Students Charged with Crimes for Videos, Memes, Tweets 

ProPublica

This article reports that “widespread fear of school shootings is colliding with algorithms that accelerate the spread of the most outrageous messages to cause chaos across the country.” In response, authorities are monitoring social videos, memes and retweets and sometimes pursuing criminal charges against students in order to deter them making threatening posts that can spread rapidly.

In central Tennessee last fall, a 16-year-old privately shared a video he created using artificial intelligence, and a friend forwarded it to others on Snapchat. The 16-year-old was expelled and charged with threatening mass violence, even though his school acknowledged the video was intended as a private joke. Other students have been charged with felonies for resharing posts they didn’t create. As ProPublica wrote in May, a 12-year-old in Nashville was arrested and expelled this year for sharing a screenshot of threatening texts on Instagram.
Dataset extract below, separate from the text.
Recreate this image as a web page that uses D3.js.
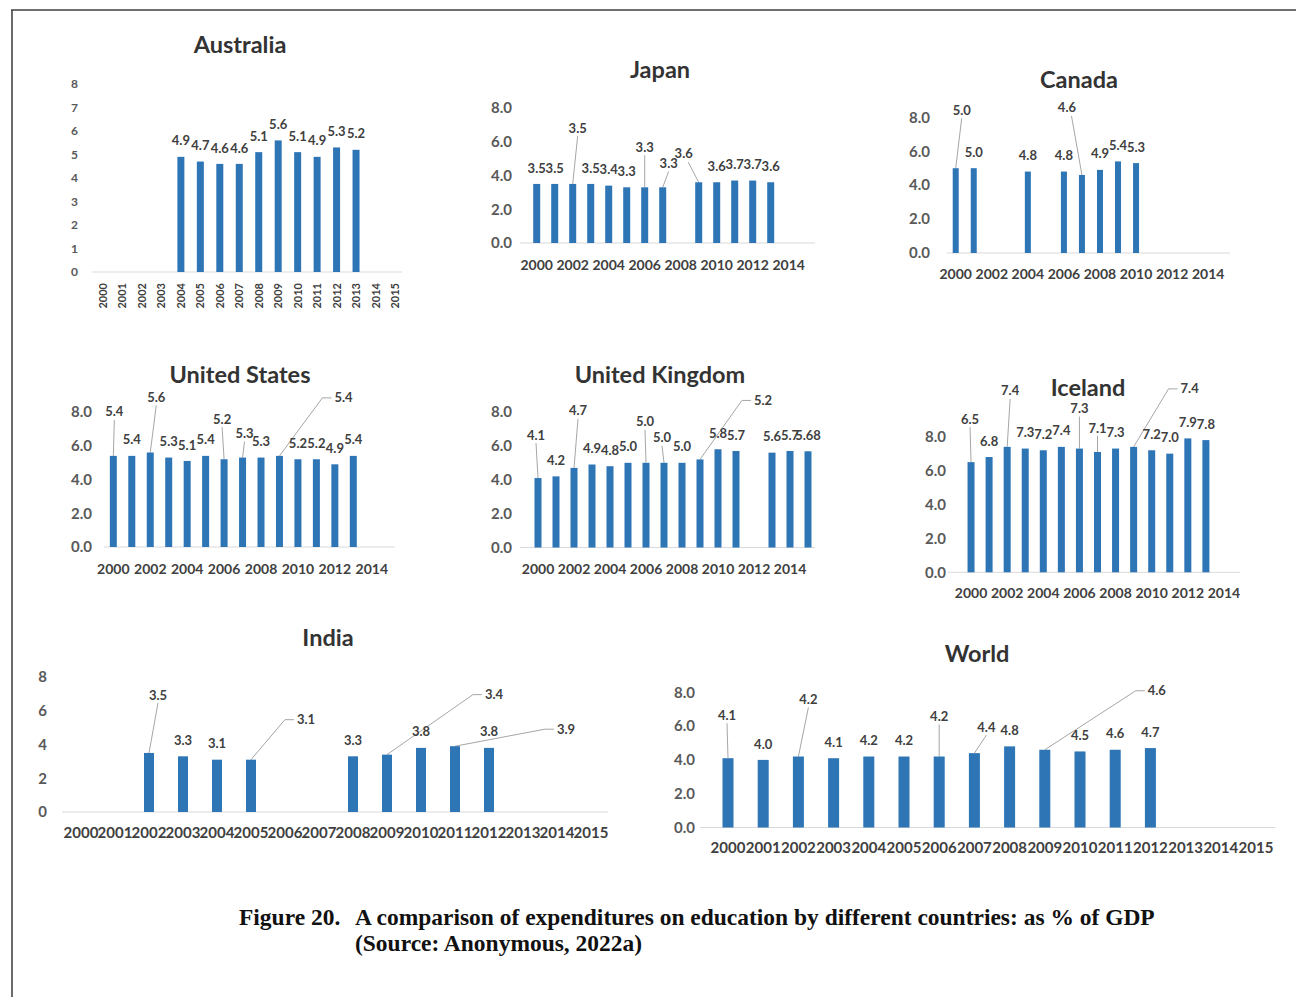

He told school officials he was attempting to warn others and wanted to “feel heroic.”

This article reports that some school districts are providing training so that school officials can better distinguish between youthful folly and real threats.

 

Crypto Kidnapping: Gangs Hunting Internet's High Rollers 

NBC News

It’s a modern twist on an age-old crime: crypto kidnapping. This article reports that as the value of cryptocurrencies has soared and facial recognition technology has allowed assailants easy access to victims’ phones – and their money – a small but growing number of kidnappers around the world are cashing in.

Crypto-related abductions increased every year since 2019, the NBC News analysis found. In 2024, NBC News identified 17 instances of cryptocurrency-related kidnappings, the highest reported number in the last decade. 2025 has already seen that many reported cases. NBC News identified [a total of] 67 incidents of crypto kidnapping involving a target or their family member in 44 countries, on every continent except Antarctica. … The kidnappings are part of a wider category of incidents known as “wrench attacks” – when perpetrators attack their victims in the real world as a means of acquiring their cryptocurrencies. The term “wrench attack” comes from a comic where two figures talk about stealing someone’s cryptocurrency by hitting them with a “$5 wrench.” NBC News identified over 150 alleged wrench attacks worldwide in the past decade and spoke to three individuals who shared their personal experiences. In these examples, perpetrators attempted to obtain the victim’s cryptocurrency through home invasion, extortion, blackmail, armed robbery, swatting, assault or even murder.

In a separate article, the Wall Street Journal reports on con artists who posed as heirs to famous American fortunes – one scammer called himself Thomas Astor Mellon – to steal $400 million from the Mexican billionaire Ricardo Salinas Pliego, who wanted to make a big bet on bitcoin. “I feel like an absolute idiot. How could I fall for this?,” said Salinas Pliego in an interview.